Latvian leadership is panic-stricken, as Russia is reportedly keen to halt transit of coal via the local railway and the Riga Port, EADaily correspondent reports.
Riga Vice Mayor Andris Ameriks was the first to announce such a possibility on the Latvian television. Ameriks said he had unofficial data that Russia might halt transit of coal via the Riga Port. He said every transferred coal cargo gives the Latvian economy 10 EUR added value. “As coal cargoes weight approximately 13-14 tons, Latvia’s economy will lose up to 130-140 million EUR annually,” he said. Latvian Minister for Communications and Works Anrijs Matiss told BNS he received informal notifications from his Russian colleagues saying Russia will halt transit of coal and mineral fertilizers via Riga.
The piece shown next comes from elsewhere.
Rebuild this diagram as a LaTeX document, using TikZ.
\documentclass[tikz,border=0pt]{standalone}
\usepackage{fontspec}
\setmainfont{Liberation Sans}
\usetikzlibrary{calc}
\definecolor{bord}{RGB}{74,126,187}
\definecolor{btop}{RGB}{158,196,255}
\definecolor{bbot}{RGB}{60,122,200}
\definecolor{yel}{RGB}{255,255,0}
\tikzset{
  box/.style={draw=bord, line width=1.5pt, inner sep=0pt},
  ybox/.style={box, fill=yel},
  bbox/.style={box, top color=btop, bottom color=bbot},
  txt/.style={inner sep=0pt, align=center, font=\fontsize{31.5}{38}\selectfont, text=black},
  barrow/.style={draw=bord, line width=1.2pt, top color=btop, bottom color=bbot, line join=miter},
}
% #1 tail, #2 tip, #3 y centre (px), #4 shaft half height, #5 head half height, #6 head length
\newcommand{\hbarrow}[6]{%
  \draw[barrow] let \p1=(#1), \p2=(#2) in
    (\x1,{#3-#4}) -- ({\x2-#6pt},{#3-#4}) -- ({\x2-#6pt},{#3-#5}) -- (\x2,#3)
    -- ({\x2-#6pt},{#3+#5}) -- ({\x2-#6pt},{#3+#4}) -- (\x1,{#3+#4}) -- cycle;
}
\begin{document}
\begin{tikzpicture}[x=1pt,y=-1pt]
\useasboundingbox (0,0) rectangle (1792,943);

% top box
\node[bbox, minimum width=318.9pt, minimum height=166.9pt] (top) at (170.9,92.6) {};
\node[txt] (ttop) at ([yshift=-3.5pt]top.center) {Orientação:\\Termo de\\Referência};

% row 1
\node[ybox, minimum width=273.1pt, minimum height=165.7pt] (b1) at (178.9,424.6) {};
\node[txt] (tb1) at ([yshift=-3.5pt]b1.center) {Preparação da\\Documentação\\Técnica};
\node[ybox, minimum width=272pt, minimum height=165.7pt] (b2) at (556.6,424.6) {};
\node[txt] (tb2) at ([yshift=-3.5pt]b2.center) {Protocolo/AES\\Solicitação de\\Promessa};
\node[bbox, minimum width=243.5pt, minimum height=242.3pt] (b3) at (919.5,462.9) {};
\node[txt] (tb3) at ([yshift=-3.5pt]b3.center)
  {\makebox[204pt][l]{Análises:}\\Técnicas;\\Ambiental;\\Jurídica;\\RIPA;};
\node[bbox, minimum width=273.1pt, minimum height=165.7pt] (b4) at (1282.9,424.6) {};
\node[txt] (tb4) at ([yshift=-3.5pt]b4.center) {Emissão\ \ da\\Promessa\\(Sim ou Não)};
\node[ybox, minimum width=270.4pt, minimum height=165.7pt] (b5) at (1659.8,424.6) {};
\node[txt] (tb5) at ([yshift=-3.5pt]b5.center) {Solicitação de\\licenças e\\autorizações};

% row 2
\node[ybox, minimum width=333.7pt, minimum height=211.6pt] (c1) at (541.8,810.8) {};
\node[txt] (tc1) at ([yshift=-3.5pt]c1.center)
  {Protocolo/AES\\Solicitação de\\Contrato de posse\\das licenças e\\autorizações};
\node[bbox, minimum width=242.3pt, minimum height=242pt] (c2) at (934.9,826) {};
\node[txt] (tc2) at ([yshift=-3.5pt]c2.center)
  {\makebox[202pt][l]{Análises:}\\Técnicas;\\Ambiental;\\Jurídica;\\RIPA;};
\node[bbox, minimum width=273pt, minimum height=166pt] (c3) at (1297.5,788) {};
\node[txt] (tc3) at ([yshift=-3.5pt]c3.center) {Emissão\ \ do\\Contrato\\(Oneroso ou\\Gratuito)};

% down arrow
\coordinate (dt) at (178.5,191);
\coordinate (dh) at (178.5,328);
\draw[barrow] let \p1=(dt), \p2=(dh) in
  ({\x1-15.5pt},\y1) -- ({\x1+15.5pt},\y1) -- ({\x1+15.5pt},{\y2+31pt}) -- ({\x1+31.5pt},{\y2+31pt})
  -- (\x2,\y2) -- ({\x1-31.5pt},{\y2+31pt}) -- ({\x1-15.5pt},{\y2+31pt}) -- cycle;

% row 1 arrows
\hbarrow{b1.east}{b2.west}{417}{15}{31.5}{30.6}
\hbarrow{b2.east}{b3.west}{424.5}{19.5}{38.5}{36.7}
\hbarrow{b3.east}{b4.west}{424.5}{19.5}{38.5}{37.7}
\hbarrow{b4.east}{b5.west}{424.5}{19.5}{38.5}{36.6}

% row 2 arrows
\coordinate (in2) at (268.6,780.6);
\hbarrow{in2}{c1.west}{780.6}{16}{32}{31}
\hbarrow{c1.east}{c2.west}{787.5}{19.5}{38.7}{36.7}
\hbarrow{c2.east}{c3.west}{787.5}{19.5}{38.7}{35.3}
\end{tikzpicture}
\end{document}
Afterwards, Riga Mayor Nils Ušakovs raised alarms leaving a post on Facebook social media: “There is alarming news that the Russian Railways stops transit of all cargoes via Latvia. No one conceals that it is a political decision. About 20,000 people are engaged in the Riga Port. Another 8000 people work at the Latvian Railways. Add to them their families. At least 75,000 people are endangered now. This is comparable to the second largest city in Latvia, Daugavpils. What we can count upon now is that the government will start speaking of the need to diversify and reduce risks, not speaking of the fact that it was the incumbent coalition that did everything for Latvia to lose the transit. The ports and railway on the border with Russia cannot be diversified. Emigration is what may become a true diversification for 75,000 our citizens engaged in the Riga Port and the Latvian Railways. Sharikov and Schwonder comparing to our government and right-wing politicians were highly-qualified professional top-managers.”
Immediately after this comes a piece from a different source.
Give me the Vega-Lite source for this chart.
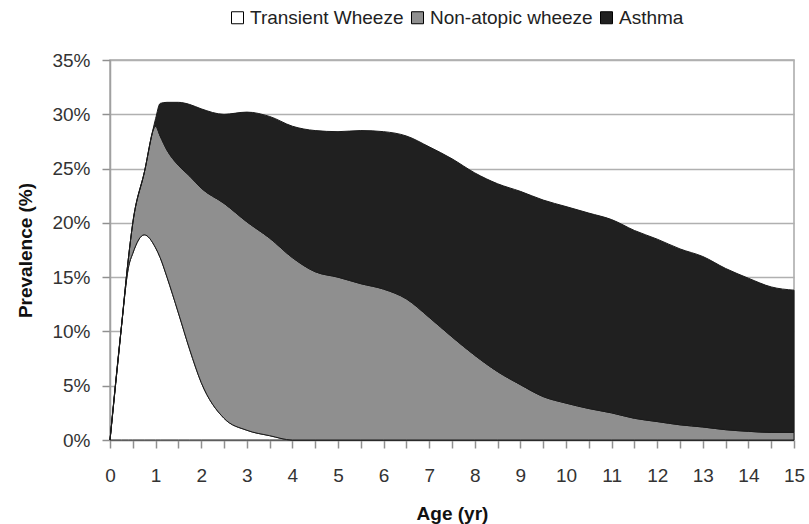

Aivars Straksas, the acting head of the Latvian Railways, confirmed that information later. Talking to reporters, Straksas said Russia restricts the transit of coal for two months due to the poor state of the rails. “They will be repairing the rails. Russia did not specify where particularly the rails have been damaged,” Straksas said. He confirmed that the rails need repair, adding that he cannot say “what was behind Russia’s decision.”
Finally, Prime Minister of Latvia Laimdota Straujuma expressed her views over the situation. She said on Baltkom radio that the reason why Russia may halt the coal transit via the Riga Port might be the last week’s detention of Ugis Magonis, the former head of the Latvian Railways over corruption charges. “Yet, it is my suspicions. The Latvian Embassy in Moscow is currently in contact with the relevant services in Russia. Official sources in Russia disclaim the reports on possible termination of the coal transit. Foreign Minister Edgars Rinkēvičs told me there are no official data from Russia so far,” Straujuma said.